**COLLECTED MATERIAL:**
########
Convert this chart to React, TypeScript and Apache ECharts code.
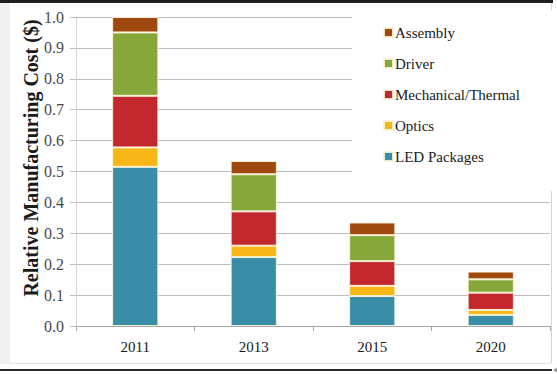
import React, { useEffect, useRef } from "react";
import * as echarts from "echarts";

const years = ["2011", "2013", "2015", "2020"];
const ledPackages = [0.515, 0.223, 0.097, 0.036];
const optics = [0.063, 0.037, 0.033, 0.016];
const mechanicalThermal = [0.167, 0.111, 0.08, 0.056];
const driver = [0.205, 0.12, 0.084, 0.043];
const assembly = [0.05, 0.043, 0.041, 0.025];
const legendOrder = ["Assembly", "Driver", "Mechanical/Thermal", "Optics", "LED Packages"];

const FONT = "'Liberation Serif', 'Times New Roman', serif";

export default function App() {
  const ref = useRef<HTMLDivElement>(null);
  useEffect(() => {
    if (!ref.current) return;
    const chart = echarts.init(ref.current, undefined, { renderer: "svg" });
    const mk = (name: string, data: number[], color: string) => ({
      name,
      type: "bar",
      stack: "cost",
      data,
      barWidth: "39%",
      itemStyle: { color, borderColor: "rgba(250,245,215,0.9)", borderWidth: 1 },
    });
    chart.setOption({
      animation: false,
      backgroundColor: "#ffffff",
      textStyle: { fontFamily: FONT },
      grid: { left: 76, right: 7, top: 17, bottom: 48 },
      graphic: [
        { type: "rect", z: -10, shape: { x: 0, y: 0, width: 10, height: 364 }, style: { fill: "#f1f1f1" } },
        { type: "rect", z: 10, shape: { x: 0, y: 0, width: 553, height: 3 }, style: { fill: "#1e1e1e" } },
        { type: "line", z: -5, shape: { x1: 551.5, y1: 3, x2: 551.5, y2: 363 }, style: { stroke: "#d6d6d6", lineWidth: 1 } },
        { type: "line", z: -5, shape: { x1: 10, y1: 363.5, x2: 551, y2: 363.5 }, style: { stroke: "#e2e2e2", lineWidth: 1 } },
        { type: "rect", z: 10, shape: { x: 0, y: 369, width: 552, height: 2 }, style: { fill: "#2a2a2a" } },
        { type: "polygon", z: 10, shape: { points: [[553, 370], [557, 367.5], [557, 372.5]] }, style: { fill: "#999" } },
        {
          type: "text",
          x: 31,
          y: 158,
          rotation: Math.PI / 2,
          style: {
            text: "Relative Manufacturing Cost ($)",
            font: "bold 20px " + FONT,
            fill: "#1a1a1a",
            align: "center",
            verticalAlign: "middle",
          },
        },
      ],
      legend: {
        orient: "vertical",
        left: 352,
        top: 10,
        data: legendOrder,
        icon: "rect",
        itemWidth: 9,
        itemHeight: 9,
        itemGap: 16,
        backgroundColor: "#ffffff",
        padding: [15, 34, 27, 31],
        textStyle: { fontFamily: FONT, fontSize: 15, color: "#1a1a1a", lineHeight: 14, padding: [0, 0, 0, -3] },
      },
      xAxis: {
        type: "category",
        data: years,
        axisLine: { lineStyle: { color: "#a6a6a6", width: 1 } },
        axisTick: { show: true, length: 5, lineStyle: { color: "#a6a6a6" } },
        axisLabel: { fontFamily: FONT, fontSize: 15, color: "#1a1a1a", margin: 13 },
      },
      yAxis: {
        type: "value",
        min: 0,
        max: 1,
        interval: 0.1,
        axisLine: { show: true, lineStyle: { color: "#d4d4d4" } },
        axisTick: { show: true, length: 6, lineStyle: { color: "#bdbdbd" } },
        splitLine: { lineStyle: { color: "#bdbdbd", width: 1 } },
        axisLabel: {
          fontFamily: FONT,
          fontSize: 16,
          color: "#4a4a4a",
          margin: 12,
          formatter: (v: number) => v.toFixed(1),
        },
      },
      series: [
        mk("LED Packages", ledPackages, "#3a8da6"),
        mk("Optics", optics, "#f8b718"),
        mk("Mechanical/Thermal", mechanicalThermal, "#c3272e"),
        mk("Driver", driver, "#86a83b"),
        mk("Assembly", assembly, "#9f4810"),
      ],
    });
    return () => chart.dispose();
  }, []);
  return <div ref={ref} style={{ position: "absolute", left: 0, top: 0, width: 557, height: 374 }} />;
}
########
**WHAT THE EXERCISE ASKS:** Copy nothing but the lines from the top of the material through the line holding "import * as", exactly as written; omit pictures.

**FINISHED TASK:**
Convert this chart to React, TypeScript and Apache ECharts code.
import React, { useEffect, useRef } from "react";
import * as echarts from "echarts";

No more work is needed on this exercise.